2. History of England, from the fall of Wolsey to the death of Elizabeth. By J. A. FROUDE. London, 1856.

HE human race has been compared to an ever-green tree, which, amidst continual change in every successive portion, still preserves an identity of verdure throughout these ceaseless renovations. Generation after generation passes, but the human race remains, age by age advancing in collective knowledge and

power,

"And the individual withers, and the world grows more and more.

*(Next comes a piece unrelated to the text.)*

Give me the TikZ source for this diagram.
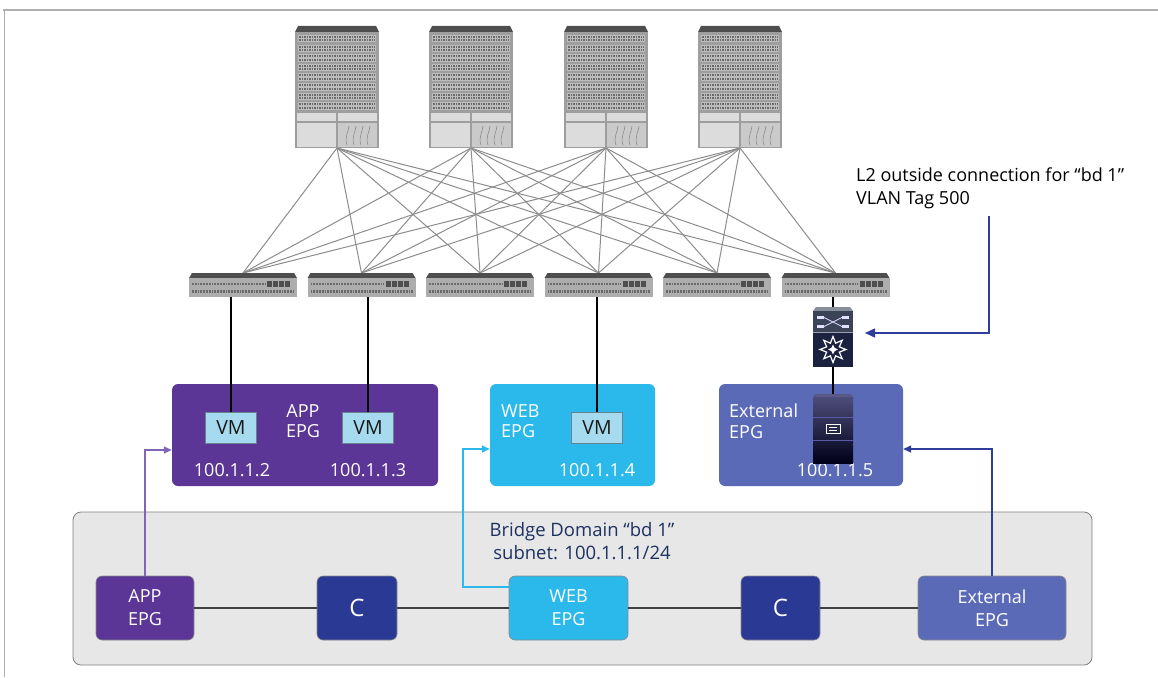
\documentclass[tikz,border=0pt]{standalone}
\usepackage{fontspec}
\setmainfont{Open Sans}
\usetikzlibrary{arrows.meta,shapes.geometric,calc}

% palette
\definecolor{appc}{HTML}{5B3696}
\definecolor{webc}{HTML}{2BB8EA}
\definecolor{extc}{HTML}{5A6AB6}
\definecolor{cc}{HTML}{2A3A94}
\definecolor{vmc}{HTML}{A6DBEF}
\definecolor{bdfill}{HTML}{E7E7E7}
\definecolor{bdtext}{HTML}{1E3262}
\definecolor{arrowblue}{HTML}{2E3C9A}
\definecolor{arrowpurple}{HTML}{8066B4}
\definecolor{capc}{HTML}{4E4E4E}
\definecolor{bodyc}{HTML}{9E9E9E}
\definecolor{portbg}{HTML}{BDBDBD}
\definecolor{portdk}{HTML}{6A6A6A}
\definecolor{panelc}{HTML}{DCDCDC}
\definecolor{fabricc}{HTML}{8C8C8C}
\definecolor{fwtop}{HTML}{3B4359}
\definecolor{fwbot}{HTML}{1B2240}
\definecolor{framec}{HTML}{B0B0B0}

\tikzset{
  % spine chassis, origin at top centre
  spinechassis/.pic={
    \fill[capc] (-39,0) -- (39,0) -- (42,6) -- (-42,6) -- cycle;
    \fill[bodyc] (-42,6) rectangle (42,122);
    \foreach \r in {0,...,7}{
      \fill[portbg] (-39,{9+\r*9.6}) rectangle (39,{16.5+\r*9.6});
      \draw[portdk, line width=2pt, dash pattern=on 1.5pt off 1pt]
        (-38,{11+\r*9.6}) -- (38,{11+\r*9.6});
      \draw[portdk, line width=2pt, dash pattern=on 1.5pt off 1pt]
        (-38,{14.5+\r*9.6}) -- (38,{14.5+\r*9.6});
    }
    \fill[panelc] (-40,87) rectangle (-1,95);
    \fill[panelc] (1,87) rectangle (40,95);
    \fill[panelc] (-40,97) rectangle (-1,121);
    \fill[panelc!92!black] (1,97) rectangle (40,121);
    \foreach \x in {10,17,24,31}
      \draw[fabricc, line width=.6pt] (\x,119) .. controls (\x-3,111) and (\x+2,105) .. (\x+2,100);
  },
  % leaf switch, origin at top centre
  leafswitch/.pic={
    \fill[capc] (-51,0) -- (51,0) -- (54,5) -- (-54,5) -- cycle;
    \fill[bodyc!85!white] (-54,5) rectangle (54,24);
    \draw[portdk, line width=2.6pt, dash pattern=on 1.8pt off 1pt] (-51,11) -- (22,11);
    \draw[portdk, line width=2.6pt, dash pattern=on 1.8pt off 1pt] (-51,18.5) -- (51,18.5);
    \foreach \i in {0,...,3}
      \fill[capc] ({24+\i*6},8) rectangle ({29.2+\i*6},14);
  },
  % firewall, origin at top centre
  firewallicon/.pic={
    \fill[fwtop!60!white] (-17,0) -- (17,0) -- (20,4) -- (-20,4) -- cycle;
    \fill[fwtop] (-20,4) rectangle (20,25);
    \fill[white!88!blue] (-16,9) rectangle (-9,12);
    \fill[white!88!blue] (-16,18) rectangle (-9,21);
    \fill[white!88!blue] (9,9) rectangle (16,12);
    \fill[white!88!blue] (9,18) rectangle (16,21);
    \draw[white!88!blue, line width=.8pt] (-9,10.5) -- (9,19.5) (-9,19.5) -- (9,10.5);
    \fill[fwbot] (-20,25) rectangle (20,60);
    \draw[fwtop!50!white, line width=.6pt] (-20,25) -- (20,25);
    \node[star, star points=8, star point ratio=1.9, draw=white, line width=1.2pt,
          minimum size=26pt, inner sep=0] at (0,42.5) {};
    \node[star, star points=4, star point ratio=2.2, fill=white,
          minimum size=10pt, inner sep=0] at (0,42.5) {};
  },
  % server, origin at top centre
  servericon/.pic={
    \shade[top color=black!55!blue!40!gray, bottom color=black!90!blue] (-20,3) rectangle (20,69);
    \fill[black!40!blue!30!gray] (-18,0) -- (18,0) -- (20,3) -- (-20,3) -- cycle;
    \draw[gray!70!blue, line width=.8pt] (-20,23) -- (20,23) (-20,46) -- (20,46);
    \draw[white, line width=.9pt] (-7,30.5) rectangle (7,39.5);
    \draw[white, line width=.7pt] (-4,33.5) -- (4,33.5) (-4,36.5) -- (4,36.5);
  },
  iconbox/.style={inner sep=0, outer sep=0},
  fabric/.style={fabricc, line width=1pt},
  link/.style={black, line width=1.3pt},
  epgbox/.style={rounded corners=6pt, inner sep=0, minimum height=102pt},
  vmbox/.style={fill=vmc, draw=vmc!60!black, line width=.5pt, inner sep=0,
                minimum width=51pt, minimum height=31pt, text=black!90,
                font=\fontsize{19.5}{21}\selectfont},
  boxtext/.style={text=white, inner sep=0, font=\fontsize{18}{20.5}\selectfont},
  bdnode/.style={rounded corners=6pt, draw=black!45, line width=.6pt, inner sep=0,
                 minimum height=64pt, text=white, align=center,
                 font=\fontsize{18}{23}\selectfont},
  bdline/.style={black!75, line width=1.8pt},
  tip/.style={-{Triangle[length=8pt,width=7pt]}},
}

\begin{document}
\begin{tikzpicture}[x=1pt,y=-1pt]
\useasboundingbox (0,0) rectangle (1158,677);

% page frame
\draw[framec, line width=2pt] (3,10) -- (1158,10);
\draw[framec, line width=1.2pt] (4.5,10) -- (4.5,677);

% spine and leaf footprints
\foreach \i/\x in {1/337,2/471,3/606,4/740}
  \node[iconbox, minimum width=84pt, minimum height=122pt] (s\i) at (\x,87) {};
\foreach \i/\x in {1/243,2/361.5,3/480,4/598.5,5/717,6/835.5}
  \node[iconbox, minimum width=108pt, minimum height=24pt] (l\i) at (\x,285) {};

% fabric cabling
\foreach \s in {1,...,4}
  \foreach \l in {1,...,6}
    \draw[fabric] (s\s.south) -- (l\l.north);

\foreach \i in {1,...,4} \pic at (s\i.north) {spinechassis};
\foreach \i in {1,...,6} \pic at (l\i.north) {leafswitch};

% endpoint group boxes
\node[epgbox, fill=appc, minimum width=266pt] (tapp) at (305,435) {};
\node[epgbox, fill=webc, minimum width=165pt] (tweb) at (572.5,435) {};
\node[epgbox, fill=extc, minimum width=184pt] (text) at (811,435) {};

\node[boxtext, align=center] (tapplbl) at (303,421) {APP\\EPG};
\node[boxtext, align=left, anchor=west] (tweblbl) at (501,421) {WEB\\EPG};
\node[boxtext, align=left, anchor=west] (textlbl) at (729,421) {External\\EPG};

\node[vmbox] (vm1) at (231,427.5) {VM};
\node[vmbox] (vm2) at (368,427.5) {VM};
\node[vmbox] (vm3) at (597,427.5) {VM};

\node[boxtext] (ip2) at (232,470) {100.1.1.2};
\node[boxtext] (ip3) at (368,470) {100.1.1.3};
\node[boxtext] (ip4) at (597,470) {100.1.1.4};
\node[boxtext] (ip5) at (835,470) {100.1.1.5};

% leaf downlinks
\draw[link] (vm1.north) -- (vm1.north |- l1.south);
\draw[link] (vm2.north) -- (vm2.north |- l2.south);
\draw[link] (vm3.north) -- (vm3.north |- l4.south);

% firewall and external server
\node[iconbox, minimum width=40pt, minimum height=60pt] (fw) at (833,337) {};
\node[iconbox, minimum width=40pt, minimum height=69pt] (sv) at (833,428.5) {};
\draw[link] (fw.north) -- (fw.north |- l6.south);
\draw[link] (fw.south) -- (sv.north);
\pic at (fw.north) {firewallicon};
\pic at (sv.north) {servericon};

% L2 outside annotation
\node[anchor=west, align=left, inner sep=0, font=\fontsize{18}{23}\selectfont]
  (l2lbl) at (856,188) {L2 outside connection for “bd 1”\\VLAN Tag 500};
\coordinate (l2top) at (989,216);
\draw[arrowblue, line width=1.5pt, -{Triangle[length=10pt,width=9pt]}]
  (l2top) |- ([xshift=12pt,yshift=4pt]fw.east);

% bridge domain
\node[draw=black!50, fill=bdfill, line width=.8pt, rounded corners=8pt,
      minimum width=1019pt, minimum height=153pt, inner sep=0] (bd) at (582.5,588.5) {};
\node[align=center, text=bdtext, inner sep=0, font=\fontsize{18.5}{23}\selectfont]
  (bdlbl) at (582,541) {Bridge Domain “bd 1”\\subnet: 100.1.1.1/24};

\node[bdnode, fill=appc, minimum width=98pt] (bapp) at (145,608) {APP\\EPG};
\node[bdnode, fill=cc, minimum width=80pt, font=\fontsize{24}{26}\selectfont] (bc1) at (357,608) {C};
\node[bdnode, fill=webc, minimum width=119pt] (bweb) at (568.5,608) {WEB\\EPG};
\node[bdnode, fill=cc, minimum width=79pt, font=\fontsize{24}{26}\selectfont] (bc2) at (780.5,608) {C};
\node[bdnode, fill=extc, minimum width=148pt] (bext) at (992,608) {External\\EPG};

\draw[bdline] (bapp.east) -- (bc1.west);
\draw[bdline] (bc1.east) -- (bweb.west);
\draw[bdline] (bweb.east) -- (bc2.west);
\draw[bdline] (bc2.east) -- (bext.west);

% membership arrows
\draw[arrowpurple, line width=1.4pt, tip] (bapp.north) |- ([yshift=-15pt]tapp.west);
\coordinate (webbend) at (463,449);
\draw[webc, line width=1.4pt, tip] ([yshift=21pt]bweb.west) -| (webbend) -- ([yshift=-14pt]tweb.west);
\draw[arrowblue, line width=1.4pt, tip] (bext.north) |- ([yshift=-14pt]text.east);

\end{tikzpicture}
\end{document}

And just as in the tree the leaves fall in irregular though certain succession, and some from the previous summer will linger on amidst the next spring's more vigorous offspring, so we see it to be in man. The generations do not pass away at once; the law that periodically changes the entire population of the globe, acts by a gradual and irregular influence; and long after a new generation has risen to occupy the places of the former, a few representatives of other days linger amongst it, to bear witness to the events of their youth, like Horace's laudator temporis acti. It is this interlacing of generations, which renders history possible. If the change were sudden and abrupt between one generation and another (as we see it to be in many insects and plants), an impassable chasm would lie between every age, and those which preceded or followed it; and the growing experience of mankind would be impossible. The treasures of one age would be no longer transmitted to another, to accumulate with thought's compound interest; each would struggle on, with its own hardly won pittance of knowledge, born itself in intellectual beggary, and leaving the same destitution to its sons. But such could never be the condition of man, if this life was to be a stage of mental as well as moral discipline,-if the human race was to be self-trained, by a long process of culture, to the maturity of their powers, and complete dominion over the blind forces of nature around them. For this, it is essential that every age should advance,that it should inherit the discoveries of all its predecessors, and transmit them with usury to its successors.